● WHAT TO DO:
Look through the data below. Collect every line where the word "this" occurs.

● DATASET EXTRACT:
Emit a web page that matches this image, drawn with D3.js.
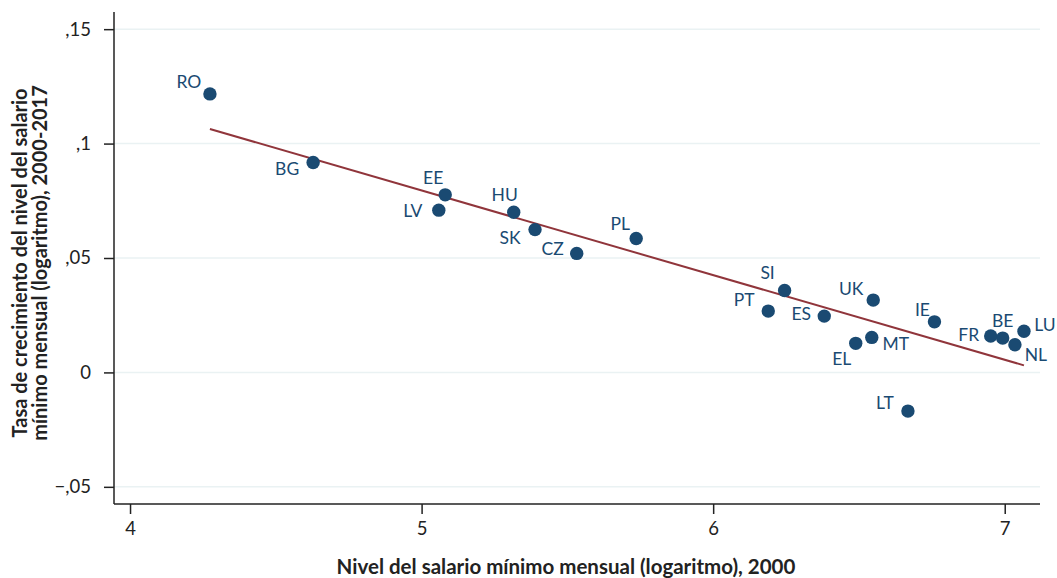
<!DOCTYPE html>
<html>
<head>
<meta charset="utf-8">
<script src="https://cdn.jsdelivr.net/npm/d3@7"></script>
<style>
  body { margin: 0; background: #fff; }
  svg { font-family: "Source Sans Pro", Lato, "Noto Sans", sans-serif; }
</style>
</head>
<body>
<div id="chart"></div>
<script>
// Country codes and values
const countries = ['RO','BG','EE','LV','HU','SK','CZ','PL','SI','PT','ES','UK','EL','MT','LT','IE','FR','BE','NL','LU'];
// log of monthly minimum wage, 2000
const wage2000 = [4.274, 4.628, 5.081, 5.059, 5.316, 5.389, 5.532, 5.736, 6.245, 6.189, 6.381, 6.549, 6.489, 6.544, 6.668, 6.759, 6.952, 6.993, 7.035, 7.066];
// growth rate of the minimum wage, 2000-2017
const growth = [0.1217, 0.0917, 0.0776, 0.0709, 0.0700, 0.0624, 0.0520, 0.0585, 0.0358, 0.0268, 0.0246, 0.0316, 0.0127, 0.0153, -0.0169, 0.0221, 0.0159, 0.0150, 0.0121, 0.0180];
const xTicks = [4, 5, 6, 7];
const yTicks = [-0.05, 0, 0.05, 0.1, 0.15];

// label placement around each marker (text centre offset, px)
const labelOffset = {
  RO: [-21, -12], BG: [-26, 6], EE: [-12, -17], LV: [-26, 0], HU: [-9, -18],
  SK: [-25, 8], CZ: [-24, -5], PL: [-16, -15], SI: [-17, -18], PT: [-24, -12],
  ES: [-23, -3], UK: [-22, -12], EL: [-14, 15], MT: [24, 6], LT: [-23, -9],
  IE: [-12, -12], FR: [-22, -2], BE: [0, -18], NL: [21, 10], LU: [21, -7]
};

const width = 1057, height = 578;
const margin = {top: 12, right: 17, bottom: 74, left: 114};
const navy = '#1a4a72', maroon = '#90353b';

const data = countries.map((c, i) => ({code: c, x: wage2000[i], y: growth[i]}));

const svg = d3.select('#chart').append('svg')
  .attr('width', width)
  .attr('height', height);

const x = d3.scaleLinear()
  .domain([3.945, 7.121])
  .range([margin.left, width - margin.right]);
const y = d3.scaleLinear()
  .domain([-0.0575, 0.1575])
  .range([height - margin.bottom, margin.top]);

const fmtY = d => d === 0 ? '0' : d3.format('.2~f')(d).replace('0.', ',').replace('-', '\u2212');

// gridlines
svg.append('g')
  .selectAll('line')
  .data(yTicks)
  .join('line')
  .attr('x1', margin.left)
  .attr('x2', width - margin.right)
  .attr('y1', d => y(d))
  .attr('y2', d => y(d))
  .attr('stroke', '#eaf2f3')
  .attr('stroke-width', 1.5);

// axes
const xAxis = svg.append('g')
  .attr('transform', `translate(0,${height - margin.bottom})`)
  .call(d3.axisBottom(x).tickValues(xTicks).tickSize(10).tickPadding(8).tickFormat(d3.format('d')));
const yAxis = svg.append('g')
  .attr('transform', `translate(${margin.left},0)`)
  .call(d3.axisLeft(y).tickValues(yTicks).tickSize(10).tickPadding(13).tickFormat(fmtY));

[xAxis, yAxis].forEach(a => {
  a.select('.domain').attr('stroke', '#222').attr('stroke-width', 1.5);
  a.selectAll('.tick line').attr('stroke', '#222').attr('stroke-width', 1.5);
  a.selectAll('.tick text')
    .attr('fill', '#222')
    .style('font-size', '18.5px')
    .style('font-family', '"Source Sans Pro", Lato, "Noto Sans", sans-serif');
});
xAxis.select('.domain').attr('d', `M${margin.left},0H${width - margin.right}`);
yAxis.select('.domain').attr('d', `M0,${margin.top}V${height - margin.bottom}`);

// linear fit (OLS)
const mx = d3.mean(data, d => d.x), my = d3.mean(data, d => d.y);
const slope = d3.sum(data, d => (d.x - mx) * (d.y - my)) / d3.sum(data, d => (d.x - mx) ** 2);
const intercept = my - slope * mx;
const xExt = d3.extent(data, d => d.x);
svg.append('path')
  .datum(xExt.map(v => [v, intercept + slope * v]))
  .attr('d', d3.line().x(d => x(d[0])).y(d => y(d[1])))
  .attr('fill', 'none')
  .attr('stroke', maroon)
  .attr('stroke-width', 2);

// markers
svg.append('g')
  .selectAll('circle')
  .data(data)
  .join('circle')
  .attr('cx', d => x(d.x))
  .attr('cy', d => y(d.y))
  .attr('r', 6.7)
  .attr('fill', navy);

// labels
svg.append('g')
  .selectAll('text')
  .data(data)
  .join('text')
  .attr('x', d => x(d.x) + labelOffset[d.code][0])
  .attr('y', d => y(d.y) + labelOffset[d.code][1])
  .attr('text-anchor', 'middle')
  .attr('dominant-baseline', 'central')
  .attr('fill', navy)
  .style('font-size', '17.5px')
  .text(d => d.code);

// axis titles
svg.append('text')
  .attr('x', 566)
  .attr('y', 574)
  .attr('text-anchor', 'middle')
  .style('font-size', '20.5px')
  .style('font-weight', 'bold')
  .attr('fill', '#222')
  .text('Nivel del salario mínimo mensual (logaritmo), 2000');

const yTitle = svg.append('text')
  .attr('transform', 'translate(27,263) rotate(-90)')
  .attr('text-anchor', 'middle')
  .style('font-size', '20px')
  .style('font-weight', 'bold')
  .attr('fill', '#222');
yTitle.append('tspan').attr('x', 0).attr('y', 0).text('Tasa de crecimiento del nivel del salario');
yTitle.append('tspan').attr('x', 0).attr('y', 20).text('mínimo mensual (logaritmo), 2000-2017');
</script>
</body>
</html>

==

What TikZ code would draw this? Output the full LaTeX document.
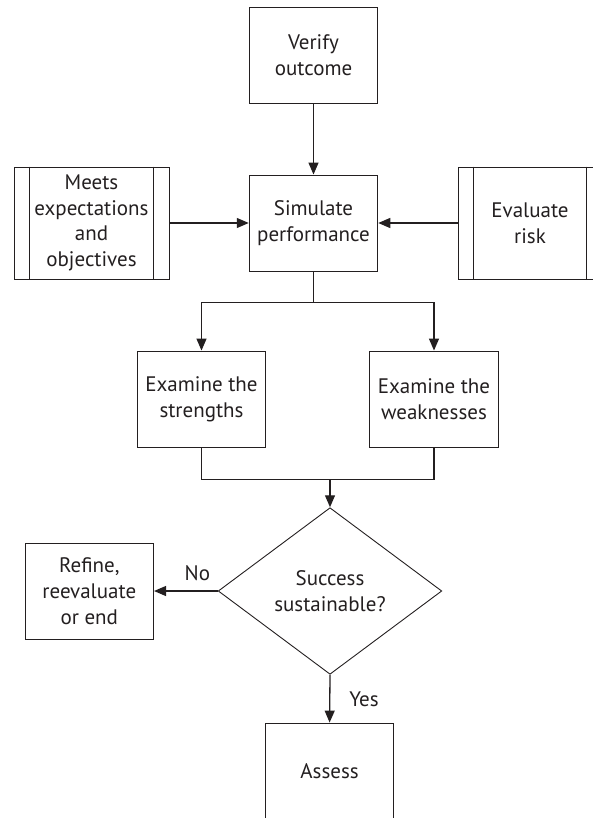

● COMPLETE RESPONSE:
Emit a web page that matches this image, drawn with D3.js.
What TikZ code would draw this? Output the full LaTeX document.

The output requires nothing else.